EXERCISE DIRECTIONS: Filter the entries that follow, copying every line in which the word "this" appears.

MATERIAL:
------------------------------------------------
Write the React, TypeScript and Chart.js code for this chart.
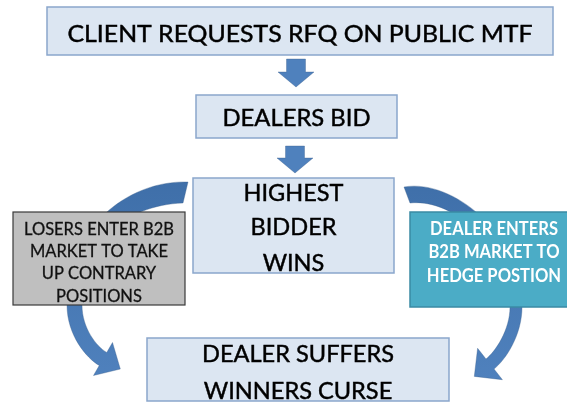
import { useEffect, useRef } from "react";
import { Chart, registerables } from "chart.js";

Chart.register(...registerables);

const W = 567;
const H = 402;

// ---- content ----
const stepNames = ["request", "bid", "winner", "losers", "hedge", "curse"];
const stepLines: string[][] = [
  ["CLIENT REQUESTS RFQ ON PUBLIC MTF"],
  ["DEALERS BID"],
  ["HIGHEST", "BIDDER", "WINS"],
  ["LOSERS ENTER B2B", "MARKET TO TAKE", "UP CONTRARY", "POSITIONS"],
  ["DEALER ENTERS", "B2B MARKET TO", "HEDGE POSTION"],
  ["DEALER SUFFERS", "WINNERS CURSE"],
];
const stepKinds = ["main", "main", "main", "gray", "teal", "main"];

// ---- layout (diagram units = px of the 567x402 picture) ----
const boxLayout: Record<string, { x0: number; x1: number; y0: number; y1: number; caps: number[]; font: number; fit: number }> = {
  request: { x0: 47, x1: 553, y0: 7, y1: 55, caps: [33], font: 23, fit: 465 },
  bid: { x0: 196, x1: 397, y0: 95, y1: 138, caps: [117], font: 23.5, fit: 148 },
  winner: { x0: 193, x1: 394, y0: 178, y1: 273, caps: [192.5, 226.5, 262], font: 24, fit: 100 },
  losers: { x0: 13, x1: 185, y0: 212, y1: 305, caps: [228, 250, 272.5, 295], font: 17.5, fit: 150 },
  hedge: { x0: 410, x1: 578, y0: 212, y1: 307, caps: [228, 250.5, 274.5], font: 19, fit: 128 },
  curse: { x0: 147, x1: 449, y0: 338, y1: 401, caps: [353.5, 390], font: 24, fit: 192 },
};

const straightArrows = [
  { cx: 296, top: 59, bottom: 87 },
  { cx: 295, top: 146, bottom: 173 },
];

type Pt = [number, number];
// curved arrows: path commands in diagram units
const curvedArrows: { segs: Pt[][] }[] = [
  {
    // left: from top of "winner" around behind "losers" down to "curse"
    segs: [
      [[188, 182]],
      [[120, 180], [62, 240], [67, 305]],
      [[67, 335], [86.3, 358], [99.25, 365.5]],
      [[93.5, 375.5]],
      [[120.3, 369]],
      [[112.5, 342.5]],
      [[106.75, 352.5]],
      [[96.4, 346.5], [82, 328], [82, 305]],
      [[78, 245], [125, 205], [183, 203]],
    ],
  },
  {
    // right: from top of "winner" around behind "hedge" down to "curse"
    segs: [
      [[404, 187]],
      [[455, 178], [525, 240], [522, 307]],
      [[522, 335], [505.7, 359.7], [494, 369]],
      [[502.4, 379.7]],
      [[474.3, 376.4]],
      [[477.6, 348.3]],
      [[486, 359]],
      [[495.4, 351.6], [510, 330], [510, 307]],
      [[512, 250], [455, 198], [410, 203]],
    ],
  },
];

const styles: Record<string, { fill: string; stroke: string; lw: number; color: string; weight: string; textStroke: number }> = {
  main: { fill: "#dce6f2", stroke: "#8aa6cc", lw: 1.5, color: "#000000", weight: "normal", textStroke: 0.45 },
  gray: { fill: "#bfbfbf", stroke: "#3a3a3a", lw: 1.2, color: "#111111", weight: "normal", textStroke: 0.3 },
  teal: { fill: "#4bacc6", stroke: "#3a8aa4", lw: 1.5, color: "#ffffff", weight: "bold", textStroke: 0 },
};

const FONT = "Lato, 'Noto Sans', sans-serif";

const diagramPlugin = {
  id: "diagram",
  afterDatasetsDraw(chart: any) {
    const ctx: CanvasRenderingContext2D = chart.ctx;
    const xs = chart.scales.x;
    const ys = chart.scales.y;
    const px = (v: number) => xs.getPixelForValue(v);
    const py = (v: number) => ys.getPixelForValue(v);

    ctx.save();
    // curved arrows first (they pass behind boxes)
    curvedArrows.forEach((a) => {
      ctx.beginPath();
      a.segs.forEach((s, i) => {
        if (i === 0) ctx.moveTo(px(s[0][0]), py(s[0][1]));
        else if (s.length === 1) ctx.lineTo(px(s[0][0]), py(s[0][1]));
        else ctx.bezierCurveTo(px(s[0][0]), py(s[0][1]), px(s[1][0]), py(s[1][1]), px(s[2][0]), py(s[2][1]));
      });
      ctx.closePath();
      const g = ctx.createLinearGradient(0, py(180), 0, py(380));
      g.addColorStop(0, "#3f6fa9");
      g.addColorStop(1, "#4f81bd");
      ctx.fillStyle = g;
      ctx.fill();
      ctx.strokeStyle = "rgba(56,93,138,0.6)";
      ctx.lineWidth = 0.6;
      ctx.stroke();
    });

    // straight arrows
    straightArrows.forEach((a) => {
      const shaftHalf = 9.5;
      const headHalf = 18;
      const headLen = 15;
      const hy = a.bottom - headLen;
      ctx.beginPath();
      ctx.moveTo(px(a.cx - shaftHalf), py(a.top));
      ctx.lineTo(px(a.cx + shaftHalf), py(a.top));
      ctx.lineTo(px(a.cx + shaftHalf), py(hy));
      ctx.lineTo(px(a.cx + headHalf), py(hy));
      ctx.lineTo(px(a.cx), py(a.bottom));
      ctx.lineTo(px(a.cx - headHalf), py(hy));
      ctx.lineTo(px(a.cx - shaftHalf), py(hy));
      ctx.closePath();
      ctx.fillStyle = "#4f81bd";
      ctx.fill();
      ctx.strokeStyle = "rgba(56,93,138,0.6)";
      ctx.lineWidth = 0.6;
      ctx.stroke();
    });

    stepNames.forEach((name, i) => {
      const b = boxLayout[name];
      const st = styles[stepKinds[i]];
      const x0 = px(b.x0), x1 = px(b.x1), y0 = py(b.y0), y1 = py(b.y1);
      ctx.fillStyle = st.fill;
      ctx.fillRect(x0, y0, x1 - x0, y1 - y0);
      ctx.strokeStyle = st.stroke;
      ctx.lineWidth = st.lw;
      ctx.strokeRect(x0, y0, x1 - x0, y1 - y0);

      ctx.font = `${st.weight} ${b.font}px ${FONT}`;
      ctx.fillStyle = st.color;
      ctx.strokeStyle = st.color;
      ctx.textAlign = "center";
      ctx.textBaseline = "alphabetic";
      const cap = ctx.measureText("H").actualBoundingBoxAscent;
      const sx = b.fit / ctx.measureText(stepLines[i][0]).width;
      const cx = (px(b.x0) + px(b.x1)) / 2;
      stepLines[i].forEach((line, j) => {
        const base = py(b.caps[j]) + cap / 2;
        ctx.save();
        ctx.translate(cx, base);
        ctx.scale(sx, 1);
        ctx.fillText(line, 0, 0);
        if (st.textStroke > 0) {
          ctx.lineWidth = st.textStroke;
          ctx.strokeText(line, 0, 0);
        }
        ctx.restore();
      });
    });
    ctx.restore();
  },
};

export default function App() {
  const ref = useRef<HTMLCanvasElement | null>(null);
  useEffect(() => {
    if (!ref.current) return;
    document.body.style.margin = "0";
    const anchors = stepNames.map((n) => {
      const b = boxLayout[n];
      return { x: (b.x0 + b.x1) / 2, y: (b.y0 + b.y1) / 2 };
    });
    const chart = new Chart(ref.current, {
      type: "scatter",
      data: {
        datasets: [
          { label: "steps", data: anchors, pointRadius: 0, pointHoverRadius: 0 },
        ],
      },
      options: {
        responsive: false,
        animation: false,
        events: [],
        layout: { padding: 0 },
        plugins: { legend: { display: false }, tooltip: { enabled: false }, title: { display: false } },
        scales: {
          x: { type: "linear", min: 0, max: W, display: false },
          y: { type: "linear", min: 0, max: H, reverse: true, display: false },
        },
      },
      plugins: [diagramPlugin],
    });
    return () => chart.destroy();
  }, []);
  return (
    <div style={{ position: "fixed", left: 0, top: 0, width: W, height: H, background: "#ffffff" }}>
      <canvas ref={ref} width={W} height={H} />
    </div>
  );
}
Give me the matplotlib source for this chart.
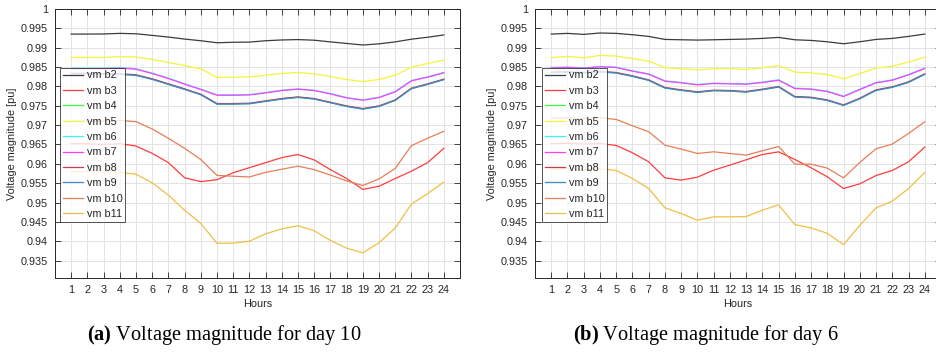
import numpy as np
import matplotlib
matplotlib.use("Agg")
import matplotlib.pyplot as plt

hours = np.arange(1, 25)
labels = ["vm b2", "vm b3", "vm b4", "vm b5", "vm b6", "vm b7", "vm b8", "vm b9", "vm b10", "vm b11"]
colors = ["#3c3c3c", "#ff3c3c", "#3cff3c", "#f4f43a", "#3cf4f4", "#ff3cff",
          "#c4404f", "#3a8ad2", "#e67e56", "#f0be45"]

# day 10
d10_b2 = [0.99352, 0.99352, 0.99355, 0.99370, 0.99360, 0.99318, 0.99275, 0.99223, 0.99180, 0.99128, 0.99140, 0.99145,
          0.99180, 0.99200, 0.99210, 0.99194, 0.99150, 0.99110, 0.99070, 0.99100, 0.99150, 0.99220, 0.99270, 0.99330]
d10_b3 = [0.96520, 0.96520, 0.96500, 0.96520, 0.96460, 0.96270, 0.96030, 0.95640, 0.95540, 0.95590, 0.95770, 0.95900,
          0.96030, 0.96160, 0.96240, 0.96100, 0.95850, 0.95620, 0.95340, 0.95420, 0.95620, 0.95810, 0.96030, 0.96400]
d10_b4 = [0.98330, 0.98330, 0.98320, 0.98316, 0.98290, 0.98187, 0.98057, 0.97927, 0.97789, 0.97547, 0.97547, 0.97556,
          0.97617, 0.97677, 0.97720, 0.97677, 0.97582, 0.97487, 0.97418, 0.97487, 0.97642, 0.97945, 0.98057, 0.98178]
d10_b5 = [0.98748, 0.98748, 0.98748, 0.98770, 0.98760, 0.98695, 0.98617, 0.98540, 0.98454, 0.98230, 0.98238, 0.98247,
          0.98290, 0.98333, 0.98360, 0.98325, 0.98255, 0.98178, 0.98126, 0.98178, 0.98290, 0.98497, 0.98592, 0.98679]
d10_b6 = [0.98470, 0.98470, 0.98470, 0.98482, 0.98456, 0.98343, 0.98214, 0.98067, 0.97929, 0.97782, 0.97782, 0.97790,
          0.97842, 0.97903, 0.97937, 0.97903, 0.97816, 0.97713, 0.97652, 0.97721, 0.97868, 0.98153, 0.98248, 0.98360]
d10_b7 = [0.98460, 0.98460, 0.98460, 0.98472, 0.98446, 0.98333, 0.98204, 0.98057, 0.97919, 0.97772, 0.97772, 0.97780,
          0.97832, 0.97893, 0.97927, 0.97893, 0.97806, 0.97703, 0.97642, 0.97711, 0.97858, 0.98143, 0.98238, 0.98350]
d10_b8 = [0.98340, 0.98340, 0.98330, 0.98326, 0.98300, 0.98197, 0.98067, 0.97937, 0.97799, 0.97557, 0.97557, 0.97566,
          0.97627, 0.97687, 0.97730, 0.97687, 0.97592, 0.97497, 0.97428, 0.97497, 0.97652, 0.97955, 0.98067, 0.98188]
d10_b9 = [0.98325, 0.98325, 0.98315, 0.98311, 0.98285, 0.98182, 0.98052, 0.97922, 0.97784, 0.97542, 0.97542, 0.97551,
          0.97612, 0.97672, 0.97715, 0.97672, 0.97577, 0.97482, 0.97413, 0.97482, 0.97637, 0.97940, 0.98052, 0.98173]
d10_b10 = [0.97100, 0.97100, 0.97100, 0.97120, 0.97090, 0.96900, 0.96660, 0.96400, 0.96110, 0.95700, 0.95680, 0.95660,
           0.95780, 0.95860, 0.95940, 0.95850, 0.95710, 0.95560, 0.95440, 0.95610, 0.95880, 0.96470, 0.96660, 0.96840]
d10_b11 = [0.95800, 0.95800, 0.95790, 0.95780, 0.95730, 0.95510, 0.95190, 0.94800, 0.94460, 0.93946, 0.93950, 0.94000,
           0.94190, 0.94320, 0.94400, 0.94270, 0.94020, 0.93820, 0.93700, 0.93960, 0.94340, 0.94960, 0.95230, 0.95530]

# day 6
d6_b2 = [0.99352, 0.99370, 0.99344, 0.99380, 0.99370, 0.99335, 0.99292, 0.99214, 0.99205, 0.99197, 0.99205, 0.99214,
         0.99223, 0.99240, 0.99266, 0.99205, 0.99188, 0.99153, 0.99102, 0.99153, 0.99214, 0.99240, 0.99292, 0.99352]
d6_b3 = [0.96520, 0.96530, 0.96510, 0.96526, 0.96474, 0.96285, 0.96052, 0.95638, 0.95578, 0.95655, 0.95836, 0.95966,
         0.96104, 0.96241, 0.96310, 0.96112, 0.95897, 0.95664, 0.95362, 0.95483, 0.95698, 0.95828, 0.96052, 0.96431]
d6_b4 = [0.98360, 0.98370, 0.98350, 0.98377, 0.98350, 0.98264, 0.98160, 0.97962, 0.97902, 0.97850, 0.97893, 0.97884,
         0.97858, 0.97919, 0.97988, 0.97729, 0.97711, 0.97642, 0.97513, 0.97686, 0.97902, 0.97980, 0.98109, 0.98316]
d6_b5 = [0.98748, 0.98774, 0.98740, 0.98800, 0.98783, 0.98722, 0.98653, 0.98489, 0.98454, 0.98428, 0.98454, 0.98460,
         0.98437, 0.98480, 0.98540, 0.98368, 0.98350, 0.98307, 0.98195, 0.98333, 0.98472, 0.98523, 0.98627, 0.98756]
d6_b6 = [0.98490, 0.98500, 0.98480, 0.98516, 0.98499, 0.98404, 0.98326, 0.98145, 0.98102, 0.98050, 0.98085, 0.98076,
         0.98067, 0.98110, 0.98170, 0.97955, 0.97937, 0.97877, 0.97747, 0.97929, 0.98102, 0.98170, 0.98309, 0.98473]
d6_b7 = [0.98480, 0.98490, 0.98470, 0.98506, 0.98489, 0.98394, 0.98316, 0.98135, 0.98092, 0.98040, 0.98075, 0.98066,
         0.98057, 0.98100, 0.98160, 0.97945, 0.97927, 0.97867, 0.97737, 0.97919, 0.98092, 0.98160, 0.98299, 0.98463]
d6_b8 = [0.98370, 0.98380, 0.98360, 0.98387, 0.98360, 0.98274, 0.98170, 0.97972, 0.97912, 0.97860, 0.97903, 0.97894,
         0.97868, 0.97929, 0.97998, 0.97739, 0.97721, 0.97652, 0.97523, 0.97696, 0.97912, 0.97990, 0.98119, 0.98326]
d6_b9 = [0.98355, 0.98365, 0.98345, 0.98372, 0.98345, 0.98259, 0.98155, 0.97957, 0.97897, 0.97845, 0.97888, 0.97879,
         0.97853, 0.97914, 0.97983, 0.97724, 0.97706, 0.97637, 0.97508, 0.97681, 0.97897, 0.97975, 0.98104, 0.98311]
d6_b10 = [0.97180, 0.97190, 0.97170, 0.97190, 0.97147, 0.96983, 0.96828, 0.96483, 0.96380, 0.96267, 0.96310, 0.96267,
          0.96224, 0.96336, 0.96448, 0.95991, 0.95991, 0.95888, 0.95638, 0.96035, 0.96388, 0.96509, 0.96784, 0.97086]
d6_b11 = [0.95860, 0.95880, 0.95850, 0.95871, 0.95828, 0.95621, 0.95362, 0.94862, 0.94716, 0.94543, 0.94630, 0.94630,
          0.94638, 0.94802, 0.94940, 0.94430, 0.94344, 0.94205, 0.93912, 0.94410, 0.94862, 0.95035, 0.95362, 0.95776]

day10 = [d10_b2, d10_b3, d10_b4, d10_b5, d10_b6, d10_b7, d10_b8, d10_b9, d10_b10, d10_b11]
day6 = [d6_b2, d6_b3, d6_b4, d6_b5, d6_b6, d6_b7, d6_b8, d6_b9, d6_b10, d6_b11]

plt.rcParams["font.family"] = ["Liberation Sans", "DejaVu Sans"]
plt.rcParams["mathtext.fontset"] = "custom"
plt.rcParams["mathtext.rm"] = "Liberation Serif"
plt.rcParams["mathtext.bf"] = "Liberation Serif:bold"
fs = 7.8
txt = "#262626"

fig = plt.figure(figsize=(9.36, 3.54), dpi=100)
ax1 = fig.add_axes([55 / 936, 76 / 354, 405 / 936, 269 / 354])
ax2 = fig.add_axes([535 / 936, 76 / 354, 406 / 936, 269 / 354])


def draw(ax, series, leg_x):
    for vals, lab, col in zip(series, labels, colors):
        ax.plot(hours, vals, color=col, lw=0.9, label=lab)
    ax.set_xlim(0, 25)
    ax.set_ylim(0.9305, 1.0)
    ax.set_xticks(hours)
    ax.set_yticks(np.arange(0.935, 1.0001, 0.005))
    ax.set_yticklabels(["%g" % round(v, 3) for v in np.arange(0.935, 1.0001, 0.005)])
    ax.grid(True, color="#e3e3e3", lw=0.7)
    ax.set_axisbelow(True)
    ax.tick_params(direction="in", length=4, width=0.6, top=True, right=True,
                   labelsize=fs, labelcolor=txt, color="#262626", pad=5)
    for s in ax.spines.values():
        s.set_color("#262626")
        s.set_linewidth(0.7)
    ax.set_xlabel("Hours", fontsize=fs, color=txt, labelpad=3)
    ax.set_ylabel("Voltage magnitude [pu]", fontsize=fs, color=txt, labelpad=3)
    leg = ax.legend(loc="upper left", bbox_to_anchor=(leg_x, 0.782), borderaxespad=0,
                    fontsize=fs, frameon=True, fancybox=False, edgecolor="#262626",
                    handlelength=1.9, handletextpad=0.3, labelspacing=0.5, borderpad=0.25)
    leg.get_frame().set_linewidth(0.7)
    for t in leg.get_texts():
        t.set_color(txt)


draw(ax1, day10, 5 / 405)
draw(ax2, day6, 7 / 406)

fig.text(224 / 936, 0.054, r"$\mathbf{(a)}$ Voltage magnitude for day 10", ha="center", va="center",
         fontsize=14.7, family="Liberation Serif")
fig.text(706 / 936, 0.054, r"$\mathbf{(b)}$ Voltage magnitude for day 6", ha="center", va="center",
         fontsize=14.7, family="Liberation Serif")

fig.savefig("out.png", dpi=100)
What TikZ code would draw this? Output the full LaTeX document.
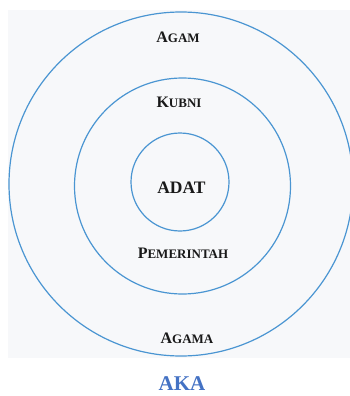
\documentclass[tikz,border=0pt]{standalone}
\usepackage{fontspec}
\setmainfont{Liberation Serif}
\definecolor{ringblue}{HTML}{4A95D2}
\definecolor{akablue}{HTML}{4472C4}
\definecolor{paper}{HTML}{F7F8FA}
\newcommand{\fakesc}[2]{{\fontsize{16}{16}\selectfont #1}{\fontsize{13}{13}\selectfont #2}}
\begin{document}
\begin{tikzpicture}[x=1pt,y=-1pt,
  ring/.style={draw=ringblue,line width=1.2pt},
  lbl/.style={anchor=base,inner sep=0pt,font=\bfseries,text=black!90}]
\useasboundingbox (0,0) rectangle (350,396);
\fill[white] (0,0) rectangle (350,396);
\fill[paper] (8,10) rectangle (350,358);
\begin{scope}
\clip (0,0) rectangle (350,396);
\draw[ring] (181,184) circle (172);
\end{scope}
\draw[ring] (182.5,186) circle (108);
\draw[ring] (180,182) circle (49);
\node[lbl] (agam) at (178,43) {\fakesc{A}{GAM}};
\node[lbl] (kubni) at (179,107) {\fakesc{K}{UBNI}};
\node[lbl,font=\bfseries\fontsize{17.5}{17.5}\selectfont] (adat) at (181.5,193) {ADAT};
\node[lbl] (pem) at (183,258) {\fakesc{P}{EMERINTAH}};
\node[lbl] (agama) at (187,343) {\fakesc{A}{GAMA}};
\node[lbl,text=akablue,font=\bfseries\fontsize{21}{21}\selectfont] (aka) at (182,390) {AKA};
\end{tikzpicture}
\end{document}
------------------------------------------------
EXERCISE RESULT:
Write the React, TypeScript and Chart.js code for this chart.
Give me the matplotlib source for this chart.
What TikZ code would draw this? Output the full LaTeX document.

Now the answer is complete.